Les enfants de Sa Majesté des mouches s’attachent à l’action qu’ils peuvent porter sur leur environnement externe, dans une logique de survie, se défendant ainsi de leur situation de détresse. L’action a pour but de les protéger du ressenti de leur état d’impuissance et d’enfants abandonnés, leur donnant l’illusion d’être maîtres de leur environnement actuel.
Ralph, l’un des enfants leaders, fait un rêve à partir de remémorations de sa vie passée : il est chez lui, donnant du sucre aux poneys. Il est alors protégé par son rêve, n’est plus réveillé par les autres enfants qui autour de lui font des cauchemars. Le travail de mémoire nourrit le travail du rêve, préservant ainsi l’espace intime de l’enfant. Par la suite, Ralph fait des efforts afin de chasser ses rêveries, mais elles reviennent, malgré lui. Trop douloureuses par le sentiment de perte et d’impuissance qu’elles ravivent, elles le distraient aussi dangereusement : pendant la chasse « aussitôt les rêveries s’emparèrent de lui ». Il s’agirait de faire table rase des souvenirs et des rêveries intérieures afin de survivre au mieux.
Quant à Simon, il garde espoir, imagine sans cesse un retour possible chez lui, dans sa maison en Angleterre.
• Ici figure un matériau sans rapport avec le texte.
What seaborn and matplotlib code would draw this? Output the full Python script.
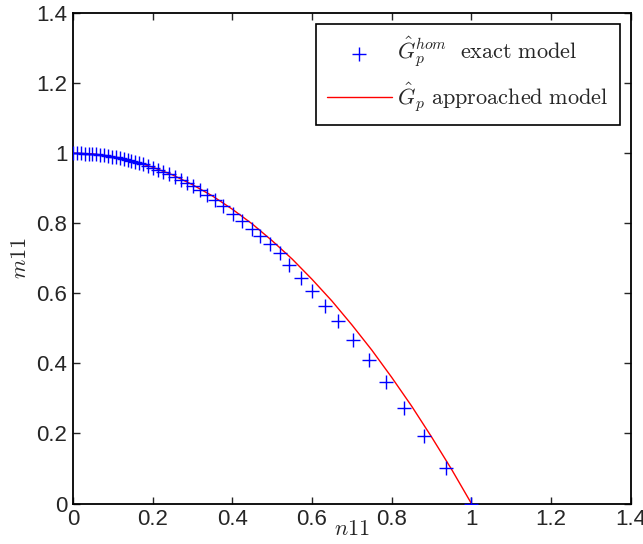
import numpy as np
import pandas as pd
import matplotlib
matplotlib.use("Agg")
import matplotlib.pyplot as plt
import seaborn as sns

# exact model points
n11_exact = [0.000, 0.0098, 0.0196, 0.0294, 0.0391, 0.0489, 0.0587, 0.0685, 0.0783, 0.0881,
             0.0979, 0.1077, 0.1174, 0.1272, 0.1370, 0.1468, 0.1568, 0.1669, 0.1769, 0.1882,
             0.2008, 0.2133, 0.2271, 0.2409, 0.2560, 0.2710, 0.2861, 0.3024, 0.3187, 0.3363,
             0.3563, 0.3772, 0.4008, 0.4233, 0.4484, 0.4693, 0.4944, 0.5194, 0.5428, 0.5721,
             0.6005, 0.6324, 0.6657, 0.7019, 0.7435, 0.7847, 0.8314, 0.8816, 0.9360, 1.000]
m11_exact = [1.000, 1.000, 0.9996, 0.999, 0.998, 0.9975, 0.9965, 0.995, 0.994, 0.992,
             0.990, 0.988, 0.986, 0.984, 0.981, 0.978, 0.975, 0.972, 0.968, 0.964,
             0.959, 0.953, 0.947, 0.940, 0.932, 0.924, 0.915, 0.905, 0.894, 0.881,
             0.866, 0.849, 0.825, 0.806, 0.783, 0.765, 0.742, 0.714, 0.680, 0.644,
             0.607, 0.564, 0.521, 0.466, 0.409, 0.346, 0.273, 0.193, 0.102, 0.000]

# approached model curve
n11_approx = [0.00, 0.05, 0.10, 0.15, 0.20, 0.25, 0.30, 0.35, 0.40, 0.45, 0.50,
              0.55, 0.60, 0.65, 0.70, 0.75, 0.80, 0.85, 0.90, 0.95, 1.00]
m11_approx = [1.000, 0.998, 0.990, 0.978, 0.960, 0.938, 0.910, 0.878, 0.840, 0.798, 0.750,
              0.698, 0.640, 0.578, 0.510, 0.438, 0.360, 0.278, 0.190, 0.098, 0.000]

ticks = [0, 0.2, 0.4, 0.6, 0.8, 1, 1.2, 1.4]
tick_labels = ["0", "0.2", "0.4", "0.6", "0.8", "1", "1.2", "1.4"]

sns.set_style("white")
plt.rcParams['font.family'] = ['Liberation Sans', 'DejaVu Sans']
plt.rcParams['mathtext.fontset'] = 'cm'

exact = pd.DataFrame({"n11": n11_exact, "m11": m11_exact})
approx = pd.DataFrame({"n11": n11_approx, "m11": m11_approx})

fig = plt.figure(figsize=(6.43, 5.44), dpi=100)
ax = fig.add_axes([0.1135, 0.0744, 0.8675, 0.9016])

sns.scatterplot(data=exact, x="n11", y="m11", marker="+", s=110, color="blue",
                linewidth=1.0, ax=ax, zorder=3,
                label=r"$\hat{G}_p^{hom}\ \ \mathrm{exact\ model}$")
sns.lineplot(data=approx, x="n11", y="m11", color="red", linewidth=1.0, ax=ax,
             zorder=2, label=r"$\hat{G}_p\ \mathrm{approached\ model}$")

ax.set_xlim(0, 1.4)
ax.set_ylim(0, 1.4)
ax.set_xticks(ticks)
ax.set_xticklabels(tick_labels)
ax.set_yticks(ticks)
ax.set_yticklabels(tick_labels)
ax.tick_params(direction="in", length=5, width=1, labelsize=16, top=True, right=True,
               bottom=True, left=True, pad=4)
for sp in ax.spines.values():
    sp.set_color("black")
    sp.set_linewidth(1.3)

ax.set_xlabel(r"$n11$", fontsize=16, labelpad=-8)
ax.set_ylabel(r"$m11$", fontsize=16, labelpad=4)

leg = ax.legend(loc="upper right", fontsize=16, frameon=True, fancybox=False,
                edgecolor="black", framealpha=1, handlelength=2.9, handletextpad=0.25,
                borderpad=0.5, labelspacing=0.45, borderaxespad=0.5)
leg.get_frame().set_linewidth(1.2)

fig.savefig("out.png", dpi=100)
Cet espoir, cette rêverie tournée à la fois vers le passé et le futur, apparaissent dérangeants. Les camarades qualifient Simon de « cinglé ». Il devient de plus en plus l’inconnu, le fou à exclure, celui qui menacerait la cohésion du groupe, donc sa survie
Au milieu du roman apparaît le personnage du petit Percival. Celui-ci lance des mots, sans liens entre eux ; ces mots énumèrent des objets, des lieux familiers. Il y repense, il pleure, il est corps et âme mobilisé par ses souvenirs, mais alors il perd la raison et devient un pair à mettre à distance pour ses camarades, car ses lamentations se répandent dans le groupe et tous les petits se mettent à pleurer.
Dans sa « folie », le petit Percival prétend que « la bête sort de l’océan ». Quelle est cette bête fantasmée ? Un jour, les enfants ont allumé un feu et bien qu’un bateau se soit approché de l’île, ils n’ont pas été repérés. Le feu n’était pas au bon endroit, et les enfants, trop occupés à chercher une bête pour s’en nourrir, le bateau est parti. Après cet espoir éteint, le passé, le familier semblent jaillir en Percival sous une forme étrange et persécutoire : « La bête sort de l’océan » menaçante. Simon proposera alors, hésitant : la bête « c’est-à-dire, voilà… ça pourrait être nous simplement ». Il nomme ainsi l’intériorité et l’inconnu comme objets de la peur. Cette reconnaissance de l’appréhension face à son monde pulsionnel interne devient taboue au sein du groupe d’enfants. Simon sera tué quelque temps plus tard.